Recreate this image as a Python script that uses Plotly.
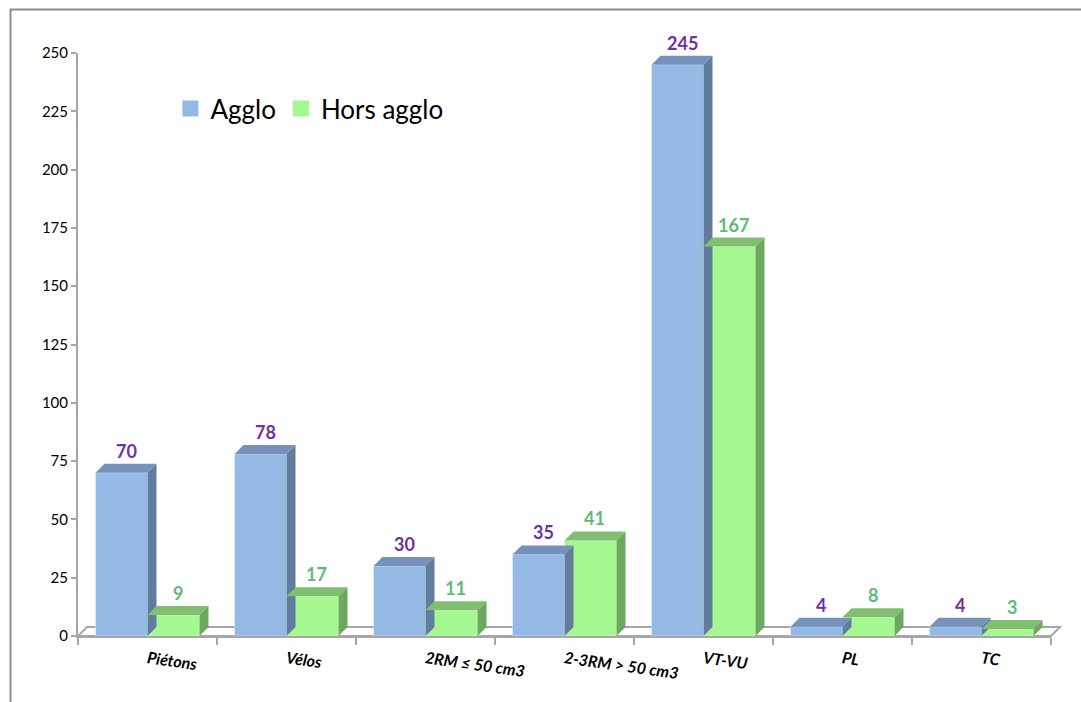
import plotly.graph_objects as go

categories = ["Piétons", "Vélos", "2RM ≤ 50 cm3", "2-3RM > 50 cm3", "VT-VU", "PL", "TC"]
agglo = [70, 78, 30, 35, 245, 4, 4]
hors_agglo = [9, 17, 11, 41, 167, 8, 3]
y_ticks = [0, 25, 50, 75, 100, 125, 150, 175, 200, 225, 250]

W, H = 1081, 702
ML, MR, MT, MB = 78, 30, 53, 66
PW, PH = W - ML - MR, H - MT - MB
YMAX = 250
N = len(categories)
DEPTH = 9  # pixel depth of the 3D effect
BARGAP = 0.252
BW = (1 - BARGAP) / 2

dx = DEPTH / (PW / N)
dy = DEPTH / (PH / YMAX)

series = [
    dict(name="Agglo", vals=agglo, front="#95B9E5", top="#7692BC", side="#617C9E", label="#7030A0", off=-BW),
    dict(name="Hors agglo", vals=hors_agglo, front="#A5F88F", top="#80BF70", side="#6CA85F", label="#5DBB77", off=0.0),
]

fig = go.Figure()
for s in series:
    fig.add_trace(go.Bar(
        x=categories, y=s["vals"], name=s["name"], showlegend=False,
        marker=dict(color=s["front"], line=dict(color="rgba(255,255,255,0.6)", width=0.6)),
        hoverinfo="skip",
    ))
# legend entries with larger square keys
for s in series:
    fig.add_trace(go.Scatter(
        x=[None], y=[None], mode="markers", name=s["name"], showlegend=True,
        marker=dict(symbol="square", size=16, color=s["front"]), hoverinfo="skip",
    ))

shapes = []
annotations = []
# floor (paper coords)
fx = DEPTH / PW
fy = DEPTH / PH
shapes.append(dict(type="path", xref="paper", yref="paper", layer="below",
                   path=f"M0,0 L1,0 L{1+fx},{fy} L{fx},{fy} Z",
                   fillcolor="white", line=dict(color="#A6A6A6", width=2)))

for s in series:
    for i, v in enumerate(s["vals"]):
        x0 = i + s["off"]
        x1 = x0 + BW
        # top face
        shapes.append(dict(type="path", xref="x", yref="y", layer="above",
                           path=f"M{x0},{v} L{x1},{v} L{x1+dx},{v+dy} L{x0+dx},{v+dy} Z",
                           fillcolor=s["top"], line=dict(width=0)))
        # side face
        shapes.append(dict(type="path", xref="x", yref="y", layer="above",
                           path=f"M{x1},0 L{x1+dx},{dy} L{x1+dx},{v+dy} L{x1},{v} Z",
                           fillcolor=s["side"], line=dict(width=0)))
        annotations.append(dict(x=(x0 + x1) / 2 + dx / 2, y=v + dy, xref="x", yref="y",
                                text=f"<b>{v}</b>", showarrow=False, yanchor="bottom", yshift=0,
                                font=dict(family="Lato", size=18, color=s["label"])))

# outer frame (right and bottom edges fall outside the picture)
shapes.append(dict(type="rect", xref="paper", yref="paper",
                   x0=(10.5 - ML) / PW, x1=(W + 20 - ML) / PW,
                   y0=(MT + PH - (H + 20)) / PH, y1=(MT + PH - 9.5) / PH,
                   line=dict(color="#8C8C8C", width=2), fillcolor="rgba(0,0,0,0)", layer="below"))

fig.update_layout(
    width=W, height=H,
    margin=dict(l=ML, r=MR, t=MT, b=MB, autoexpand=False),
    paper_bgcolor="white", plot_bgcolor="rgba(0,0,0,0)",
    barmode="group", bargap=BARGAP, bargroupgap=0,
    font=dict(family="Lato", color="#000000"),
    shapes=shapes, annotations=annotations,
    showlegend=True,
    legend=dict(orientation="h", x=0.095, y=0.945, xanchor="left", yanchor="top",
                font=dict(family="Lato", size=26, color="#000000"),
                bgcolor="rgba(0,0,0,0)", itemsizing="trace", traceorder="normal"),
    xaxis=dict(type="category", showline=True, linecolor="#A6A6A6", linewidth=2, automargin=False,
               ticks="outside", tickson="boundaries", ticklen=7, tickcolor="#A6A6A6", tickwidth=1.5,
               tickangle=8, showgrid=False, zeroline=False, range=[-0.5, N - 0.5],
               ticklabelstandoff=6,
               tickfont=dict(family="Lato", size=16, style="italic", weight="bold", color="#000000")),
    yaxis=dict(range=[0, YMAX], tickvals=y_ticks, showline=True, linecolor="#A6A6A6", linewidth=2,
               automargin=False,
               ticks="outside", ticklen=5, tickcolor="#A6A6A6", tickwidth=1.5,
               showgrid=False, zeroline=False,
               tickfont=dict(family="Lato", size=15, color="#000000")),
)

fig.write_html("out.html", config={"displayModeBar": False},
               post_script="document.body.style.margin='0';document.body.style.overflow='hidden';")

== TASK GOAL ==
Write down every line from the opening of the listing to the line with "dy = DEPTH / (PH / YMAX)", both included, and nothing else; the pictures are omitted.

== COMPLETED TASK ==
Recreate this image as a Python script that uses Plotly.
import plotly.graph_objects as go

categories = ["Piétons", "Vélos", "2RM ≤ 50 cm3", "2-3RM > 50 cm3", "VT-VU", "PL", "TC"]
agglo = [70, 78, 30, 35, 245, 4, 4]
hors_agglo = [9, 17, 11, 41, 167, 8, 3]
y_ticks = [0, 25, 50, 75, 100, 125, 150, 175, 200, 225, 250]

W, H = 1081, 702
ML, MR, MT, MB = 78, 30, 53, 66
PW, PH = W - ML - MR, H - MT - MB
YMAX = 250
N = len(categories)
DEPTH = 9  # pixel depth of the 3D effect
BARGAP = 0.252
BW = (1 - BARGAP) / 2

dx = DEPTH / (PW / N)
dy = DEPTH / (PH / YMAX)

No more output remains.